### Short task
Only lines holding the word "chart" should be copied from the material.

### Data provided

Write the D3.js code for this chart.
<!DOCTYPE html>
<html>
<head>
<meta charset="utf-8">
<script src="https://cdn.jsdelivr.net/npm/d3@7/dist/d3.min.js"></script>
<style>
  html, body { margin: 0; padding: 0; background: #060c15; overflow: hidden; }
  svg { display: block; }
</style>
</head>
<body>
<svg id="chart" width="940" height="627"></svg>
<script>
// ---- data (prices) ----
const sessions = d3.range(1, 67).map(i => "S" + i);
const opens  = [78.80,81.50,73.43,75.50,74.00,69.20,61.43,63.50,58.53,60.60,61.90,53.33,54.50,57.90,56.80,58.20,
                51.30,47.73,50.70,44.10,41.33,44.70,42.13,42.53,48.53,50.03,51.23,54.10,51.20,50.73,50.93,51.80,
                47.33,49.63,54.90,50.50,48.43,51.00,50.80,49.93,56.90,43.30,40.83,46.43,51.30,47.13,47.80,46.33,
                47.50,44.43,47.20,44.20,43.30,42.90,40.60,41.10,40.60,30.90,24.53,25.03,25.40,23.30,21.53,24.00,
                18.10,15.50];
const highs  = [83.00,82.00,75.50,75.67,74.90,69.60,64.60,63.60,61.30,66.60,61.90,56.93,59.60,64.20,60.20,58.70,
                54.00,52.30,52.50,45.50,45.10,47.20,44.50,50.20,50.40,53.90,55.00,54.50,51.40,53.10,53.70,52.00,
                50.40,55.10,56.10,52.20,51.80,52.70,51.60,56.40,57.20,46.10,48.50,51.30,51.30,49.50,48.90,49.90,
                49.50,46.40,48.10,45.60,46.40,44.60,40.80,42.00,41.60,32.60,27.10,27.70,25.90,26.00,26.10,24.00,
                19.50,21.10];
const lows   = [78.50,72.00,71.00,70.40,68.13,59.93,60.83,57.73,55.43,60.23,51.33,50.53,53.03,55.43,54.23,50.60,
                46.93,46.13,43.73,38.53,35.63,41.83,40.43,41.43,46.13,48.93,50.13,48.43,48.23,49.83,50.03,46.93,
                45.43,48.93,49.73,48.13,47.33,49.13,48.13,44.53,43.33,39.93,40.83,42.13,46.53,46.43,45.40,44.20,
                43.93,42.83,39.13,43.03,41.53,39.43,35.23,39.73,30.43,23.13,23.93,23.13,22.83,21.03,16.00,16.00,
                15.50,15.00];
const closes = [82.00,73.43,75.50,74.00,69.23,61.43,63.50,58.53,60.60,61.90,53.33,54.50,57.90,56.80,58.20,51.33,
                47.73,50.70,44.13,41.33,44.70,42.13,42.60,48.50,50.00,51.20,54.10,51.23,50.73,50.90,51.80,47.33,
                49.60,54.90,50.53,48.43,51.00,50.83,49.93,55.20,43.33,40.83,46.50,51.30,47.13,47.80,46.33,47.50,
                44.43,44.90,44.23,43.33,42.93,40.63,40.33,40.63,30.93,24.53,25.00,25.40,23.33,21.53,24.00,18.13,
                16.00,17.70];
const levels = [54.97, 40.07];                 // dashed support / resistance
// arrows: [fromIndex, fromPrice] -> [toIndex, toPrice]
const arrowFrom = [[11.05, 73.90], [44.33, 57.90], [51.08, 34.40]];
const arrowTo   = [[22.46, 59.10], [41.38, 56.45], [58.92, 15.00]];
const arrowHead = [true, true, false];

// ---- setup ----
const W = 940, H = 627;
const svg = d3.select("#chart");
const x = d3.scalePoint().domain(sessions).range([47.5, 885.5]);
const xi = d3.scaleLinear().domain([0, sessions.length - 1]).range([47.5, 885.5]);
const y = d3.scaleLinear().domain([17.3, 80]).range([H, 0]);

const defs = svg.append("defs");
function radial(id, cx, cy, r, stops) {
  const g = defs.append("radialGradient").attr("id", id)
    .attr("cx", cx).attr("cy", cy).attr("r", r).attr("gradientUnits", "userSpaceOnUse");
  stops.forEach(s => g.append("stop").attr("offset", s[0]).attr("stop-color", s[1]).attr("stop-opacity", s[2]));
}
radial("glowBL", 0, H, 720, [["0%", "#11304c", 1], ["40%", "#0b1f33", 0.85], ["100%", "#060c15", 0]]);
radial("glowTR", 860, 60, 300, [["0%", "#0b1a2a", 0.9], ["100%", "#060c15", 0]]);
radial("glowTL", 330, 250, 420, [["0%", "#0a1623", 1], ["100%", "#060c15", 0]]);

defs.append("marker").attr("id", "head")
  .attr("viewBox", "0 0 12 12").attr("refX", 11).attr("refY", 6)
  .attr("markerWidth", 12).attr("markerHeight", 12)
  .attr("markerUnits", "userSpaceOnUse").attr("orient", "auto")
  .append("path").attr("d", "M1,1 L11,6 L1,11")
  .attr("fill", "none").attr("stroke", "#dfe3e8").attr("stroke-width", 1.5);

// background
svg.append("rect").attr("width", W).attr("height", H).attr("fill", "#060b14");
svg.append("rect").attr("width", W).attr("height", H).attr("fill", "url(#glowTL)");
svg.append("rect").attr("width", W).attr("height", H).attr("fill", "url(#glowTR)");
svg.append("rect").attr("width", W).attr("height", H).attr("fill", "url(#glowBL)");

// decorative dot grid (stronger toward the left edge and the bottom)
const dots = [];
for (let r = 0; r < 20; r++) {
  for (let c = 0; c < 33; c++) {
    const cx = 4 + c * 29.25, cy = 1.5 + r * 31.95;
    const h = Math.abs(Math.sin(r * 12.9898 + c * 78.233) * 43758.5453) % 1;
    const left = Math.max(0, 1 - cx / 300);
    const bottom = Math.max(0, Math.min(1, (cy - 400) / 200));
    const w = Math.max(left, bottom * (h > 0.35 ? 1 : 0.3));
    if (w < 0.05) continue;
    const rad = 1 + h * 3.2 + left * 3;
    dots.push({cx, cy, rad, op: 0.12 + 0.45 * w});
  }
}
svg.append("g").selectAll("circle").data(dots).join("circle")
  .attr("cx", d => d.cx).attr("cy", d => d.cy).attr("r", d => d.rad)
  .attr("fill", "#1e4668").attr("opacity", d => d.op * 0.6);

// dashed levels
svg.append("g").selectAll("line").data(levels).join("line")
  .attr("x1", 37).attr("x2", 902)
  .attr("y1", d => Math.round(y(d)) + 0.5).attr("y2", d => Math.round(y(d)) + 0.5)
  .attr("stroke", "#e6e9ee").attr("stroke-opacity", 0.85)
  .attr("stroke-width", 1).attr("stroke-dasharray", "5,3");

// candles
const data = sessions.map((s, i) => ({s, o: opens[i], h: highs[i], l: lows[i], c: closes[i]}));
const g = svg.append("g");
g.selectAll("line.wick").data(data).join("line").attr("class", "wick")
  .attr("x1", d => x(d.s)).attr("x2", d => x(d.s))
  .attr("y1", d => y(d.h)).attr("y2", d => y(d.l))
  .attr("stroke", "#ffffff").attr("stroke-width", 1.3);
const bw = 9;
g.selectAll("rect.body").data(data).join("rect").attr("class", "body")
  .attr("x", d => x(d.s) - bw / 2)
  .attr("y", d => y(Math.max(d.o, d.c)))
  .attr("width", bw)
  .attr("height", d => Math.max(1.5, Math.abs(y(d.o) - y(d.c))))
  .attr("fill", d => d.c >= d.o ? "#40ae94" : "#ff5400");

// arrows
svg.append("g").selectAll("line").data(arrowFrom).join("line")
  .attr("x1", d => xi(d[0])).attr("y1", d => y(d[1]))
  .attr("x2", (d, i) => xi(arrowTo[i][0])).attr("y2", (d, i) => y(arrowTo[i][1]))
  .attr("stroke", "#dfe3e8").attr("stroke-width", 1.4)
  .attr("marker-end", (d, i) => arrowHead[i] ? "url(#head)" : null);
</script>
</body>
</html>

### Exercise answer
Write the D3.js code for this chart.
<svg id="chart" width="940" height="627"></svg>
const svg = d3.select("#chart");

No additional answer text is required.